Bij deze roman kun je niet om het deconstructivisme van Derrida heen. In plaats van dat de roman een kern heeft, die het werk bij elkaar houdt, lijkt alles zich juist aan die kern te onttrekken. Om het wat oneerbiedig te zeggen: het werk hangt als los zand aan elkaar, maar dan toch niet per se in negatieve zin. Niets komt tot een afronding, er kunnen geen eindjes aan elkaar geknoopt worden. Wie eenheid zoekt, zal het werk wellicht als onbevredigend ervaren. Aan de andere kant is juist dat zoeken en niet vinden, het uit elkaar vallen, misschien wel de essentie van de roman. De zingeving zit dan niet in het grote geheel, maar in de delen die om elkaar heen draaien, maar elkaar nooit helemaal raken, net als de personages. Het voelt schrijnend, maar is daarin ook heel mooi.

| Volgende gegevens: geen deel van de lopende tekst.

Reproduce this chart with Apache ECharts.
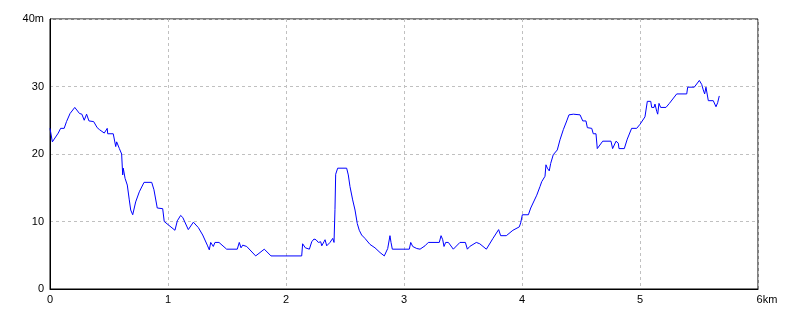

Doris noemt het:

Herinneringen:
Herhaalgedachten
Knopen
Ramen naar vroeger
Verdwijnbeelden
Voetafdrukken die je steeds opnieuw (net anders)
op de aarde neerlegt
Oude honden die de meeste tijd slapen
Lusjes aan de tijd

Er zijn patronen die zich herhalen in de verschillende tijdlagen, maar steeds net iets anders. Je kijkt door het glas heen, maar het glas spiegelt ook. Kijk je naar jezelf of juist naar de ander? Het is duidelijk dat Meijer behalve schrijver ook filosoof is. Ze zet je aan het denken met talloze mooie bespiegelingen.

Niet alle delen zijn even sterk. Het al eerder gepubliceerde Haar vertrouwde gedaante intrigeert, vanwege de mysterieuze spiegel en het langzaam uiteenvallen van het kleine gezin. Ook het tweede deel vanuit Doris is krachtig. Het perspectief vanuit de puber is overtuigend. Waar Johannes echter de brieven van de twee schrijfsters redigeert, komt het allemaal wat gekunsteld over, als een wetenschappelijke uitgave met bijbehorende voetnoten. Hetzelfde geldt voor het verslag van Doris’ performance, dat misschien zo nu en dan voor poëzie moet doorgaan, maar dan wel van een wat bedenkelijk niveau is. Deze experimenten doen wat af aan het geheel.

Als je de balans opmaakt, vraag je je wel een beetje af of het niet juist Haar vertrouwde gedaante is die het geheel overeind houdt, en de rest daar niet per se heel veel aan toevoegt of er misschien juist wel aan afdoet. Toch is er heus nog een hoop moois te vinden in de andere delen. Waar dagen van glas zijn, weet je dat er het een en ander zal breken, maar tegelijkertijd valt er veel te spiegelen en zijn er mooie doorkijkjes en schatten tussen de scherven te vinden.

Dietske Geerlings

Eva Meijer – Dagen van glas. Cossee, Amsterdam. 192 blz. € 22,99.